Спрошенный по этому пункту, Савич прибавил, что еще гетман Скоропадский отставил Головаревского от должности сотника за нанесенные людям обиды. Чарныш отозвался полным неведением по делу о выборе сотника в Кролевце.
Тайная канцелярия задала потом следующий вопрос:
– Бригадир Вельяминов писал, что вы без указа коллегии раздавали в работу деревни, приписанные прежде к ратуше. Кому раздавали вы деревни и какие именно?

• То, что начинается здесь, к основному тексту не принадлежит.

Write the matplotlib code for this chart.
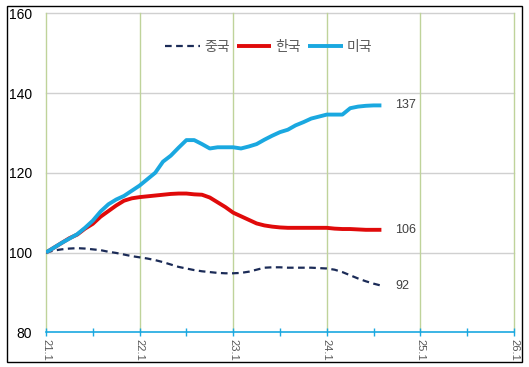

Савич и Чарныш отозвались незнанием. Один Полуботок дал на этот вопрос такой ответ:
– Мы отдали одну деревню в тридцать или сорок дворов новгород-северскому сотнику Голезному, потому что этот сотник по сенатскому указу был переведен из Полтавского полка в Новгород-Северский, а прежнего сотника деревня была уже отписана к гетманским маетностям. Потом мы отдали небольшую деревню бунчуковому товарищу Кушневскому ради отъезда его в Петербург, как прежде делалось у нас в подобных случаях; когда же бригадир сказал, что не следует давать деревню Кушневскому, тогда мы снова отобрали ее и приписали к ратуше. Наконец, дана была небольшая деревня канцеляристу Хоменку в Стародубском полку, в Баклановской сотне, потому что этому канцеляристу дано было обещание еще гетманом Скоропадским по тому поводу, что Хоменко перешел на его сторону из-за Днепра и там покинул бывшую за ним деревню. Более этих трех деревень мы никому не давали.